Junge previously ran for Congress against Kildee in 2022, losing 53.1% to 42.8%. With new maps in place that have shifted more conservative-leaning areas into the district, the race has been rated a toss-up by Cook Political Report and is expected to be one of the most competitive in the nation.
Rivet, endorsed by both Kildee and Michigan Gov. Gretchen Whitmer, has centered her campaign around job creation and tax cuts, lowering costs of living, childcare, and healthcare, and promoting abortion access.
“I am running to make things just a little bit easier for working families, like the one I grew up in – by lowering costs, creating good-paying jobs, and pushing back on extremists,” Rivet said. “In the state Senate, I have a record of doing just that. I took on special interests and fought to lower the cost of prescription drugs, and I led the effort to pass the largest tax cuts for working families in Michigan history.

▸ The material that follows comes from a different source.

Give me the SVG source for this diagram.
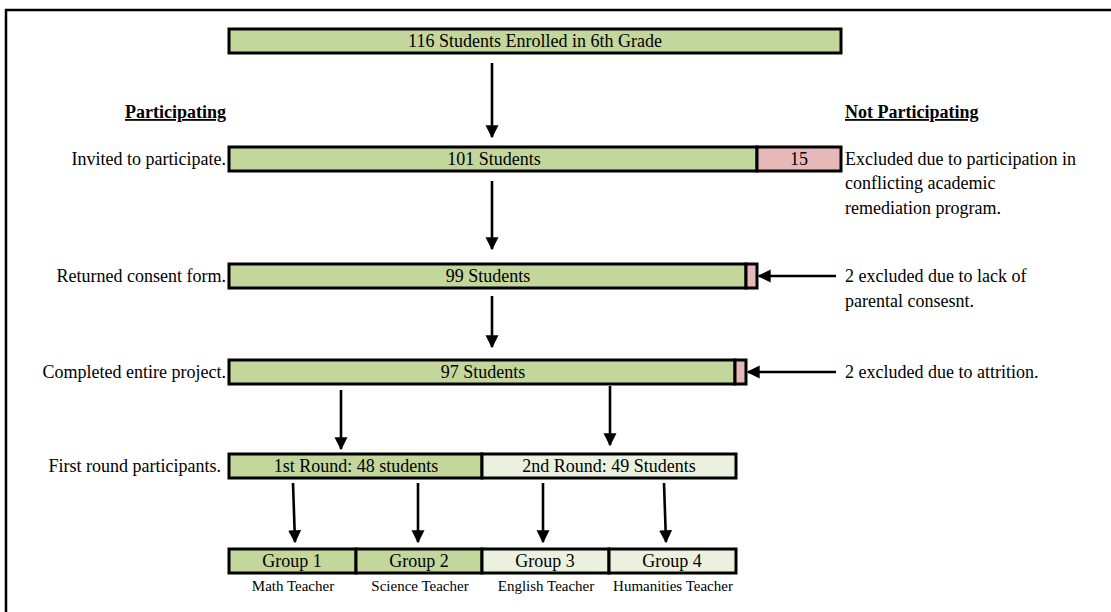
<svg xmlns="http://www.w3.org/2000/svg" width="1111" height="612" viewBox="0 0 1111 612">
<defs>
<style>
text{font-family:"Liberation Serif","Times New Roman",serif;font-size:18px;fill:#000}
.c{text-anchor:middle}
.r{text-anchor:end}
.s{font-size:15px}
.h{font-weight:bold;text-decoration:underline}
.box{stroke:#000;stroke-width:3}
.g{fill:#c3d69b}
.p{fill:#e6b9b8}
.l{fill:#ebf1de}
.ln{stroke:#000;stroke-width:2.6;fill:none}
</style>
<marker id="ah" viewBox="0 0 10 10" refX="9" refY="5" markerWidth="5" markerHeight="5.2" orient="auto" markerUnits="strokeWidth">
<path d="M0,0 L10,5 L0,10 z" fill="#000"/>
</marker>
</defs>
<rect width="1111" height="612" fill="#fff"/>
<g id="frame">
<path d="M6,612 V10 H1111" stroke="#000" stroke-width="2.5" fill="none"/>
</g>
<g id="headers">
<text class="r h" x="226" y="118">Participating</text>
<text class="h" x="845" y="118">Not Participating</text>
</g>
<g id="enrolled">
<rect class="box g" x="229" y="29" width="612" height="24"/>
<text class="c" x="535" y="47">116 Students Enrolled in 6th Grade</text>
</g>
<g id="invited">
<text class="r" x="226" y="165">Invited to participate.</text>
<rect class="box g" x="229" y="147" width="528" height="24"/>
<rect class="box p" x="757" y="147" width="84" height="24"/>
<text class="c" x="494" y="165">101 Students</text>
<text class="c" x="799" y="165">15</text>
<text x="845" y="165">Excluded due to participation in</text>
<text x="845" y="189">conflicting academic</text>
<text x="845" y="214">remediation program.</text>
</g>
<g id="consent">
<text class="r" x="226" y="282">Returned consent form.</text>
<rect class="box g" x="229" y="264" width="517" height="24"/>
<rect class="box p" x="746" y="264" width="11" height="24"/>
<text class="c" x="488" y="282">99 Students</text>
<text x="845" y="282">2 excluded due to lack of</text>
<text x="845" y="307">parental consesnt.</text>
</g>
<g id="completed">
<text class="r" x="226" y="378">Completed entire project.</text>
<rect class="box g" x="229" y="360" width="506" height="24"/>
<rect class="box p" x="735" y="360" width="11" height="24"/>
<text class="c" x="483" y="378">97 Students</text>
<text x="845" y="378">2 excluded due to attrition.</text>
</g>
<g id="rounds">
<text class="r" x="221" y="472">First round participants.</text>
<rect class="box g" x="229" y="454" width="253" height="24"/>
<rect class="box l" x="482" y="454" width="254" height="24"/>
<text class="c" x="356" y="472">1st Round: 48 students</text>
<text class="c" x="609" y="472">2nd Round: 49 Students</text>
</g>
<g id="group1">
<rect class="box g" x="229" y="549" width="127" height="24"/>
<text class="c" x="292" y="567">Group 1</text>
<text class="c s" x="293" y="591">Math Teacher</text>
</g>
<g id="group2">
<rect class="box g" x="356" y="549" width="126" height="24"/>
<text class="c" x="419" y="567">Group 2</text>
<text class="c s" x="420" y="591">Science Teacher</text>
</g>
<g id="group3">
<rect class="box l" x="482" y="549" width="127" height="24"/>
<text class="c" x="545" y="567">Group 3</text>
<text class="c s" x="546" y="591">English Teacher</text>
</g>
<g id="group4">
<rect class="box l" x="609" y="549" width="127" height="24"/>
<text class="c" x="672" y="567">Group 4</text>
<text class="c s" x="673" y="591">Humanities Teacher</text>
</g>
<g id="connectors">
<line class="ln" x1="492" y1="63" x2="492" y2="137" marker-end="url(#ah)"/>
<line class="ln" x1="492" y1="181" x2="492" y2="249" marker-end="url(#ah)"/>
<line class="ln" x1="492" y1="296" x2="492" y2="347" marker-end="url(#ah)"/>
<line class="ln" x1="836" y1="276" x2="759" y2="276" marker-end="url(#ah)"/>
<line class="ln" x1="836" y1="372" x2="748" y2="372" marker-end="url(#ah)"/>
<line class="ln" x1="341" y1="390" x2="341" y2="449" marker-end="url(#ah)"/>
<line class="ln" x1="610" y1="386" x2="610" y2="445" marker-end="url(#ah)"/>
<line class="ln" x1="293" y1="483" x2="295" y2="542" marker-end="url(#ah)"/>
<line class="ln" x1="418" y1="483" x2="418" y2="542" marker-end="url(#ah)"/>
<line class="ln" x1="543" y1="483" x2="543" y2="542" marker-end="url(#ah)"/>
<line class="ln" x1="664" y1="483" x2="666" y2="542" marker-end="url(#ah)"/>
</g>
</svg>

I also helped repeal Michigan’s extreme abortion ban.”
As a state senator, Rivet co-sponsored bills aimed at lowering prescription drug costs, providing a working parent tax credit, increasing childcare affordability, expanding absentee voting options, mandating background checks on gun purchasers, and requiring non-union members to pay agency fees.
She drew criticism for introducing a bill, now law, that prohibits schools from using teacher performance evaluations to make tenure or termination-based decisions, and praise for introducing legislation that would expand retirement plan options for corrections officers.
Rivet says she supports “common sense immigration reforms,” including fixing the legal immigration process to make the pathway to citizenship easier, and that she will work in Congress to pass a federal law reinstating Roe v. Wade-era abortion regulations.
Rivet has received endorsements from Planned Parenthood, EMILYs List, and more than two dozen labor unions.
Both the National Republican Congressional Committee and the Democratic Congressional Campaign Committee are targeting the 8th district seat, which Republicans hope to flip.